Task prompt
Repeat exactly, and only, the lines from the one that contains "What HTML would" to the one that contains "DE PCR Y ANTICUERPOS</text>", both ends included. Omit every picture.

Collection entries
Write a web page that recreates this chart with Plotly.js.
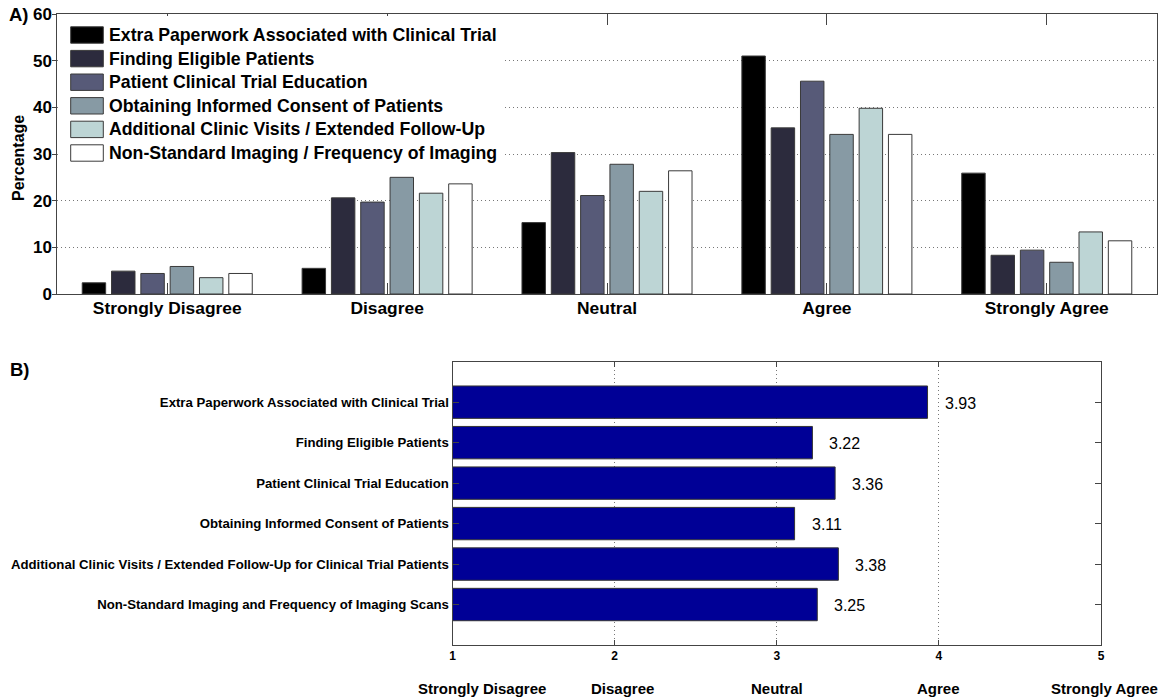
<!DOCTYPE html>
<html>
<head>
<meta charset="utf-8">
<script src="https://cdn.plot.ly/plotly-3.0.1.min.js"></script>
<style>
html,body{margin:0;padding:0;background:#fff;}
#chart{width:1160px;height:698px;}
</style>
</head>
<body>
<div id="chart"></div>
<script>
// ---------- DATA ----------
const categories = ['Strongly Disagree', 'Disagree', 'Neutral', 'Agree', 'Strongly Agree'];
const seriesNames = [
  'Extra Paperwork Associated with Clinical Trial',
  'Finding Eligible Patients',
  'Patient Clinical Trial Education',
  'Obtaining Informed Consent of Patients',
  'Additional Clinic Visits / Extended Follow-Up',
  'Non-Standard Imaging / Frequency of Imaging'
];
const extraPaperwork   = [2.4, 5.5, 15.3, 51.0, 25.9];
const findingEligible  = [4.9, 20.6, 30.3, 35.6, 8.3];
const patientEducation = [4.4, 19.7, 21.1, 45.6, 9.4];
const informedConsent  = [5.9, 25.0, 27.8, 34.2, 6.8];
const clinicVisits     = [3.5, 21.6, 22.0, 39.8, 13.3];
const imagingFrequency = [4.4, 23.6, 26.4, 34.2, 11.4];
const seriesValues = [extraPaperwork, findingEligible, patientEducation, informedConsent, clinicVisits, imagingFrequency];

const barriers = [
  'Extra Paperwork Associated with Clinical Trial',
  'Finding Eligible Patients',
  'Patient Clinical Trial Education',
  'Obtaining Informed Consent of Patients',
  'Additional Clinic Visits / Extended Follow-Up for Clinical Trial Patients',
  'Non-Standard Imaging and Frequency of Imaging Scans'
];
const meanScores = [3.93, 3.22, 3.36, 3.11, 3.38, 3.25];
const scaleTicks = [1, 2, 3, 4, 5];
const scaleLabels = ['Strongly Disagree', 'Disagree', 'Neutral', 'Agree', 'Strongly Agree'];

// ---------- STYLE ----------
const seriesColors = ['#000000', '#2c2b3d', '#575a78', '#879aa4', '#bdd5d5', '#ffffff'];
const FONT = 'Liberation Sans, Arial, sans-serif';
const NARROW = 'Liberation Sans Narrow, Arial Narrow, Liberation Sans, sans-serif';
const W = 1160, H = 698;
const px = v => v / W;
const py = v => 1 - v / H;
const axisCol = '#444444';
const gridDash = '1px,3px';

// bottom x-axis pixel geometry (for placing scale labels in paper coords)
const X2_LEFT = 452.5, X2_RIGHT = 1101;
const scaleToPx = v => X2_LEFT + (v - 1) * (X2_RIGHT - X2_LEFT) / 4;
const scaleLabelPos = [1.18, 2.05, 3.0, 4.0, 5.02];

const traces = [];
seriesValues.forEach((vals, i) => {
  traces.push({
    type: 'bar', x: categories, y: vals, name: seriesNames[i],
    xaxis: 'x', yaxis: 'y',
    marker: {color: seriesColors[i], line: {color: '#3a3a3a', width: 1}},
    showlegend: false, hoverinfo: 'x+y'
  });
});
traces.push({
  type: 'bar', orientation: 'h', x: meanScores.map(v => v - 1), base: 1, y: barriers, width: 0.8,
  xaxis: 'x2', yaxis: 'y2',
  customdata: meanScores, hovertemplate: '%{customdata}<extra></extra>',
  marker: {color: '#000096', line: {color: '#333333', width: 1}},
  showlegend: false
});

const shapes = [];
const annotations = [];

// legend (custom): white background
shapes.push({type: 'rect', xref: 'paper', yref: 'paper', layer: 'above',
  x0: px(59), x1: px(504), y0: py(170), y1: py(16), fillcolor: '#ffffff', line: {width: 0}});
seriesNames.forEach((n, i) => {
  const cy = 35 + i * 23.6;
  shapes.push({type: 'rect', xref: 'paper', yref: 'paper', layer: 'above',
    x0: px(70.7), x1: px(103.3), y0: py(cy + 8.2), y1: py(cy - 8.2),
    fillcolor: seriesColors[i], line: {color: '#3a3a3a', width: 1}});
  annotations.push({xref: 'paper', yref: 'paper', x: px(107), y: py(cy), xanchor: 'left', yanchor: 'middle',
    text: n, showarrow: false, font: {family: FONT, size: 17.7, weight: 700, color: '#000'}});
});

// panel letters
annotations.push({xref: 'paper', yref: 'paper', x: px(7), y: py(15), xanchor: 'left', yanchor: 'middle',
  text: 'A)', showarrow: false, font: {family: FONT, size: 18.5, weight: 700, color: '#000'}});
annotations.push({xref: 'paper', yref: 'paper', x: px(8), y: py(369), xanchor: 'left', yanchor: 'middle',
  text: 'B)', showarrow: false, font: {family: FONT, size: 18.5, weight: 700, color: '#000'}});

// y title top
annotations.push({xref: 'paper', yref: 'paper', x: px(18), y: py(158), xanchor: 'center', yanchor: 'middle',
  text: 'Percentage', textangle: -90, showarrow: false, font: {family: FONT, size: 16, weight: 700, color: '#000'}});

// value labels bottom
meanScores.forEach((v, i) => {
  annotations.push({xref: 'x2', yref: 'y2', x: v, y: barriers[i], xanchor: 'left', yanchor: 'middle',
    xshift: 15, yshift: -1, text: v.toFixed(2), showarrow: false,
    font: {family: NARROW, size: 16, color: '#000'}});
});

// scale labels under bottom chart
scaleLabels.forEach((t, i) => {
  annotations.push({xref: 'paper', yref: 'paper', x: px(scaleToPx(scaleLabelPos[i])), y: py(688),
    xanchor: 'center', yanchor: 'middle',
    text: t, showarrow: false, font: {family: FONT, size: 15, weight: 700, color: '#000'}});
});

const layout = {
  width: W, height: H,
  margin: {l: 0, r: 0, t: 0, b: 0},
  paper_bgcolor: '#ffffff', plot_bgcolor: '#ffffff',
  barmode: 'group', bargap: 0.2, bargroupgap: 0.2,
  showlegend: false,
  font: {family: FONT, color: '#000'},
  xaxis: {
    domain: [px(57.3), px(1156.7)], anchor: 'y', type: 'category',
    categoryorder: 'array', categoryarray: categories,
    showline: true, linecolor: axisCol, linewidth: 1, mirror: 'ticks',
    ticks: 'inside', ticklen: 11, tickcolor: axisCol,
    showgrid: false, zeroline: false,
    tickfont: {family: FONT, size: 17.4, weight: 700, color: '#000'},
    ticklabelstandoff: -2,
    automargin: false
  },
  yaxis: {
    domain: [py(294), py(14)], anchor: 'x', range: [0, 60], dtick: 10,
    showline: true, linecolor: axisCol, linewidth: 1, mirror: true,
    ticks: 'outside', ticklen: 4, tickcolor: axisCol,
    showgrid: true, gridcolor: '#777777', griddash: gridDash, gridwidth: 1,
    zeroline: false,
    tickfont: {family: FONT, size: 17, weight: 700, color: '#000'},
    ticklabelstandoff: -3,
    automargin: false
  },
  yaxis3: {
    overlaying: 'y', anchor: 'x', side: 'right', range: [0, 60], dtick: 10,
    showline: false, showgrid: false, zeroline: false, showticklabels: false,
    ticks: 'inside', ticklen: 10, tickcolor: axisCol
  },
  xaxis2: {
    domain: [px(X2_LEFT), px(X2_RIGHT)], anchor: 'y2', range: [1, 5],
    tickvals: scaleTicks, ticktext: scaleTicks.map(String),
    showline: true, linecolor: axisCol, linewidth: 1, mirror: 'ticks',
    ticks: 'inside', ticklen: 5, tickcolor: axisCol,
    showgrid: true, gridcolor: '#777777', griddash: gridDash, gridwidth: 1,
    zeroline: false,
    tickfont: {family: FONT, size: 12, weight: 700, color: '#000'},
    automargin: false
  },
  yaxis2: {
    domain: [py(645), py(361.7)], anchor: 'x2', type: 'category',
    categoryorder: 'array', categoryarray: barriers, range: [6, -1],
    showline: true, linecolor: axisCol, linewidth: 1, mirror: 'ticks',
    ticks: 'inside', ticklen: 6, tickcolor: axisCol,
    showgrid: false, zeroline: false,
    tickfont: {family: FONT, size: 13.2, weight: 700, color: '#000'},
    automargin: false
  },
  shapes: shapes,
  annotations: annotations
};

Plotly.newPlot('chart', traces, layout, {displayModeBar: false, staticPlot: true});
</script>
</body>
</html>
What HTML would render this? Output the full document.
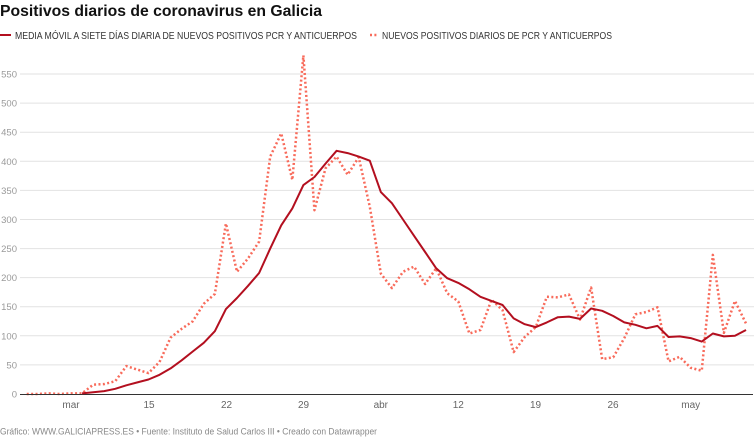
<!DOCTYPE html>
<html>
<head>
<meta charset="utf-8">
<style>
html,body{margin:0;padding:0;background:#fff;}
svg{display:block;}
text{font-family:"Liberation Sans",sans-serif;}
</style>
</head>
<body>
<svg width="756" height="441" viewBox="0 0 756 441" xmlns="http://www.w3.org/2000/svg">
<rect width="756" height="441" fill="#fff"/>
<text x="0" y="16" font-size="15.8" font-weight="bold" fill="#111" textLength="322" lengthAdjust="spacingAndGlyphs">Positivos diarios de coronavirus en Galicia</text>

<line x1="0" y1="35" x2="11" y2="35" stroke="#b30f1f" stroke-width="2"/>
<text x="15" y="39" font-size="9.8" fill="#333" textLength="342" lengthAdjust="spacingAndGlyphs">MEDIA MÓVIL A SIETE DÍAS DIARIA DE NUEVOS POSITIVOS PCR Y ANTICUERPOS</text>
<line x1="370" y1="35" x2="378" y2="35" stroke="#f86b5b" stroke-width="2.5" stroke-dasharray="2 2.4"/>
<text x="382" y="39" font-size="9.8" fill="#333" textLength="230" lengthAdjust="spacingAndGlyphs">NUEVOS POSITIVOS DIARIOS DE PCR Y ANTICUERPOS</text>

<g stroke="#e2e2e2" stroke-width="1">
<line x1="20" y1="74" x2="754" y2="74"/>
<line x1="20" y1="103.1" x2="754" y2="103.1"/>
<line x1="20" y1="132.2" x2="754" y2="132.2"/>
<line x1="20" y1="161.3" x2="754" y2="161.3"/>
<line x1="20" y1="190.4" x2="754" y2="190.4"/>
<line x1="20" y1="219.5" x2="754" y2="219.5"/>
<line x1="20" y1="248.6" x2="754" y2="248.6"/>
<line x1="20" y1="277.6" x2="754" y2="277.6"/>
<line x1="20" y1="306.7" x2="754" y2="306.7"/>
<line x1="20" y1="335.8" x2="754" y2="335.8"/>
<line x1="20" y1="364.9" x2="754" y2="364.9"/>
</g>

<g font-size="9.5" fill="#9a9a9a" text-anchor="end">
<text x="17" y="77.5">550</text>
<text x="17" y="106.6">500</text>
<text x="17" y="135.7">450</text>
<text x="17" y="164.8">400</text>
<text x="17" y="193.9">350</text>
<text x="17" y="223">300</text>
<text x="17" y="252.1">250</text>
<text x="17" y="281.1">200</text>
<text x="17" y="310.2">150</text>
<text x="17" y="339.3">100</text>
<text x="17" y="368.4">50</text>
<text x="17" y="397.5">0</text>
</g>

<g font-size="10" fill="#666" text-anchor="middle">
<text x="71" y="408">mar</text>
<text x="149" y="408">15</text>
<text x="226.5" y="408">22</text>
<text x="303.5" y="408">29</text>
<text x="380.8" y="408">abr</text>
<text x="458.3" y="408">12</text>
<text x="535.5" y="408">19</text>
<text x="613" y="408">26</text>
<text x="690.7" y="408">may</text>
</g>

<polyline fill="none" stroke="#f86b5b" stroke-width="2.5" stroke-dasharray="2 2.4" stroke-linejoin="round" points="26.74,394 37.80,394 48.87,393.4 59.93,394 71,393.4 82.07,393.4 93.13,384.7 104.20,384.1 115.26,381.2 126.33,366.1 137.40,369.6 148.46,373.1 159.53,362.0 170.59,337.6 181.66,328.8 192.73,321.3 203.79,303.8 214.86,293.9 225.92,223.5 236.99,271.8 248.06,258.4 259.12,241.6 270.19,156.6 281.25,133.4 292.32,179.9 303.39,55.4 314.45,210.2 325.52,168.3 336.58,156.6 347.65,174.7 358.72,157.2 369.78,206.7 380.85,273.6 391.91,288.1 402.98,271.8 414.05,266.6 425.11,284.0 436.18,268.3 447.24,293.3 458.31,301.5 469.38,333.5 480.44,330.0 491.51,299.7 502.57,310.2 513.64,352.1 524.71,337.0 535.77,327.1 546.84,296.8 557.90,297.4 568.97,294.5 580.04,319.5 591.10,287.5 602.17,359.1 613.23,357.3 624.30,338.1 635.37,314.3 646.43,312.0 657.50,307.3 668.56,361.4 679.63,356.8 690.70,367.8 701.76,370.7 712.83,254.9 723.89,332.9 734.96,300.9 746.03,323.6"/>

<line x1="20" y1="394.5" x2="753" y2="394.5" stroke="#333" stroke-width="1"/>

<polyline fill="none" stroke="#b30f1f" stroke-width="2" stroke-linejoin="round" points="82.07,393.4 93.13,392.3 104.20,391.1 115.26,388.8 126.33,385.3 137.40,382.4 148.46,379.5 159.53,374.8 170.59,368.4 181.66,360.3 192.73,351.5 203.79,342.8 214.86,331.2 225.92,309.1 236.99,298.0 248.06,285.8 259.12,273.0 270.19,248.6 281.25,225.3 292.32,208.4 303.39,185.1 314.45,177.0 325.52,163.6 336.58,150.8 347.65,153.1 358.72,156.6 369.78,160.7 380.85,192.1 391.91,203.2 402.98,219.5 414.05,235.8 425.11,252.0 436.18,268.3 447.24,278.2 458.31,282.9 469.38,289.3 480.44,296.8 491.51,300.9 502.57,305.0 513.64,318.4 524.71,324.2 535.77,327.1 546.84,322.4 557.90,317.2 568.97,316.6 580.04,318.9 591.10,308.5 602.17,310.8 613.23,316.0 624.30,322.4 635.37,324.8 646.43,328.3 657.50,325.9 668.56,337.0 679.63,336.4 690.70,338.1 701.76,341.6 712.83,333.5 723.89,336.4 734.96,335.8 746.03,330.0"/>

<text x="0" y="434.5" font-size="9.6" fill="#888" textLength="377" lengthAdjust="spacingAndGlyphs">Gráfico: WWW.GALICIAPRESS.ES • Fuente: Instituto de Salud Carlos III • Creado con Datawrapper</text>
</svg>
</body>
</html>
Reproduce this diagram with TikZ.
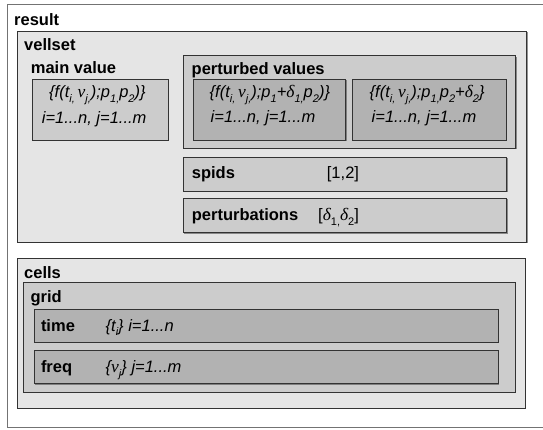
\documentclass[tikz,border=0pt]{standalone}
\usepackage{fontspec}
\setmainfont{Liberation Sans}
\newfontfamily\grkfont{Liberation Serif}
\usetikzlibrary{shadows}
\newcommand\sbs[1]{\raisebox{-0.3em}{\fontsize{11}{11}\selectfont #1}}
\newcommand\gk[1]{{\fontsize{17.5}{19}\grkfont\itshape #1}}
\tikzset{
  outerbox/.style={draw=black!55, line width=1pt, fill=white},
  boxbase/.style={draw=black!80, line width=0.9pt,
    drop shadow={shadow xshift=1pt, shadow yshift=-1pt, fill=black!70, opacity=0.6}},
  lightbox/.style={boxbase, fill=black!10},
  midbox/.style={boxbase, fill=black!20},
  darkbox/.style={boxbase, fill=black!30},
  lbl/.style={font=\fontsize{16.5}{19}\selectfont\bfseries, inner sep=0pt, anchor=base west},
  txt/.style={font=\fontsize{16.5}{19}\selectfont, inner sep=0pt, anchor=base west},
  itxt/.style={font=\fontsize{16.5}{19}\selectfont\itshape, inner sep=0pt, anchor=base west},
}
\begin{document}
\begin{tikzpicture}[x=1pt,y=-1pt]
\useasboundingbox (0,0) rectangle (543,430);
\clip (0,0) rectangle (543,430);
% result
\draw[outerbox] (7,4.5) rectangle (570,427.5);
\node[lbl] (lresult) at (14,25.5) {result};
% vellset
\draw[lightbox] (17.3,31) rectangle (526.5,242);
\node[lbl] (lvellset) at (24,51) {vellset};
% main value
\node[lbl] (lmain) at (30.7,74) {main value};
\draw[midbox] (32.3,79.5) rectangle (168.3,140);
\node[itxt] (mainf) at (49,97.5) {\{f(t\sbs{i,}\,\gk{ν}\sbs{j,});p\sbs{1,}p\sbs{2})\}};
\node[itxt] (maini) at (41.7,123.5) {i=1...n, j=1...m};
% perturbed values
\draw[midbox] (183.3,55.7) rectangle (515.5,148);
\node[lbl] (lpert) at (191.5,74.5) {perturbed values};
\draw[darkbox] (193.3,79.3) rectangle (345.7,140);
\node[itxt] (p1f) at (209.5,97.5) {\{f(t\sbs{i,}\,\gk{ν}\sbs{j,});p\sbs{1}+\gk{δ}\sbs{1,}p\sbs{2})\}};
\node[itxt] (p1i) at (210.5,123) {i=1...n, j=1...m};
\draw[darkbox] (352.3,79.3) rectangle (506,140);
\node[itxt] (p2f) at (369.5,97.5) {\{f(t\sbs{i,}\,\gk{ν}\sbs{j,});p\sbs{1,}p\sbs{2}+\gk{δ}\sbs{2}\}};
\node[itxt] (p2i) at (371.5,123) {i=1...n, j=1...m};
% spids
\draw[midbox] (183.3,157.3) rectangle (506.7,191);
\node[lbl] (lspids) at (191.7,179) {spids};
\node[txt] (vspids) at (326.7,179) {[1,2]};
% perturbations
\draw[midbox] (183.3,198.5) rectangle (506.7,232.7);
\node[lbl] (lperts) at (191.7,221) {perturbations};
\node[txt] (vperts) at (318,221) {[\gk{δ}\sbs{1,}\gk{δ}\sbs{2}]};
% cells
\draw[lightbox] (17.3,258.5) rectangle (525,408);
\node[lbl] (lcells) at (24,278) {cells};
\draw[midbox] (23.5,282.5) rectangle (515,392);
\node[lbl] (lgrid) at (30.4,302) {grid};
\draw[darkbox] (34,309) rectangle (498,342);
\node[lbl] (ltime) at (40.8,331) {time};
\node[itxt] (vtime) at (105.5,331) {\{t\sbs{i}\} i=1...n};
\draw[darkbox] (34,350) rectangle (498,383.5);
\node[lbl] (lfreq) at (40.8,372.5) {freq};
\node[itxt] (vfreq) at (105.5,372.5) {\{\gk{ν}\sbs{j}\} j=1...m};
\end{tikzpicture}
\end{document}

Written answer
What HTML would render this? Output the full document.
<!DOCTYPE html>
<html>
<head>
<meta charset="utf-8">
<style>
html,body{margin:0;padding:0;background:#fff;}
svg{display:block;}
text{font-family:"Liberation Sans",sans-serif;}
</style>
</head>
<body>
<svg width="756" height="441" viewBox="0 0 756 441" xmlns="http://www.w3.org/2000/svg">
<rect width="756" height="441" fill="#fff"/>
<text x="0" y="16" font-size="15.8" font-weight="bold" fill="#111" textLength="322" lengthAdjust="spacingAndGlyphs">Positivos diarios de coronavirus en Galicia</text>

<line x1="0" y1="35" x2="11" y2="35" stroke="#b30f1f" stroke-width="2"/>
<text x="15" y="39" font-size="9.8" fill="#333" textLength="342" lengthAdjust="spacingAndGlyphs">MEDIA MÓVIL A SIETE DÍAS DIARIA DE NUEVOS POSITIVOS PCR Y ANTICUERPOS</text>
<line x1="370" y1="35" x2="378" y2="35" stroke="#f86b5b" stroke-width="2.5" stroke-dasharray="2 2.4"/>
<text x="382" y="39" font-size="9.8" fill="#333" textLength="230" lengthAdjust="spacingAndGlyphs">NUEVOS POSITIVOS DIARIOS DE PCR Y ANTICUERPOS</text>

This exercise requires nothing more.